The abstract surfaces of the Shopping Centre reflected the building’s fate. The pigeon poop and painted-over graffiti were not as random as they appear – on closer observation, the graffiti reads of direct insults to the redevelopers of the area. The red curtains in various knots hang above the boarded up pub. The shiny tiles reflect the new blocks of flats shooting up and closing in on the Shopping Centre. This project was an exercise in reading the unintended ornamentations on a building’s façade, and interpreting what they reflect of the socio-political circumstances of a place.

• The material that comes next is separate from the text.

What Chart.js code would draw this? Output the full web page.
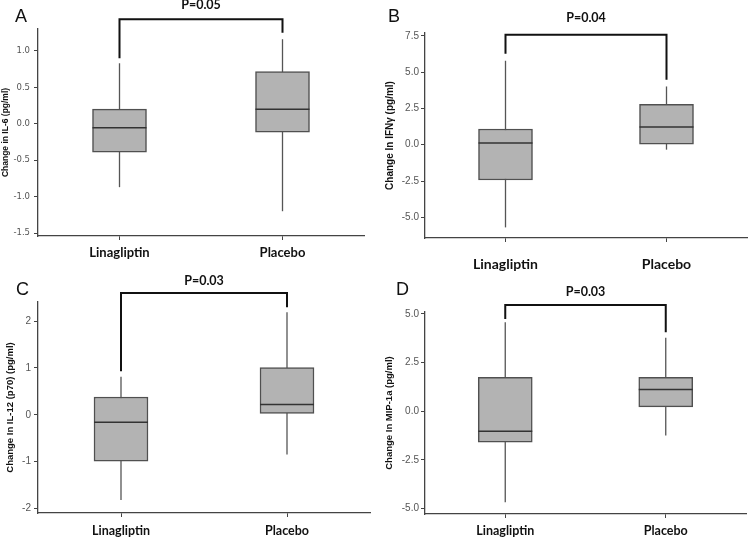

The research was shown in two formats; the first was a film created in the 2020 lockdown, and the second was a live performance in the Shopping Centre itself, as part of the exhibition 'Distant Peak' in Peak Gallery London.
Video: May 2020
Performance: 14th-16th July 2020 (shortly before the building's demolition)
FISCHER ES TARSAI
FISCHER ES TARSAI', Central Saint Martins, London
FISCHER ES TARSAI was a performance that looked at a decrepit former shopping centre from early 20th century in Budapest, Hungary. Using Carles Santos' soundtrack for Pere Portabella's 1971 film 'Cuadecuc, Vampir'—which fictionalises behind-the-scenes footage of Jess Franco's 'Count Dracula' into a horror film in itself—the performance similarly fictionalised photographs of this building in the touristic centre of Budapest into a ghostly spectre of the city.
Performed on top of a fountain that was once on the façade of the Universität der Künste Berlin, but was then severed from the building when it was bombed during WWII. Now, 'Orpheus' remains hidden in an over-grown area 5 kilometres from its original location on the university. There is no knowledge as to how or why he was transported there. I performed an original aural poem that interweaved the Greek myth of Orpheus with the mystery, trauma and abandonment of this stone Orpheus'.
Audience members were instructed to come to the meeting point, where they were given a map to find Orpheus amongst the tall shrubbery. Once they found him, the aural poem was performed, followed by an evening of Greek wine-drinking and colouring Orpheus in chalk.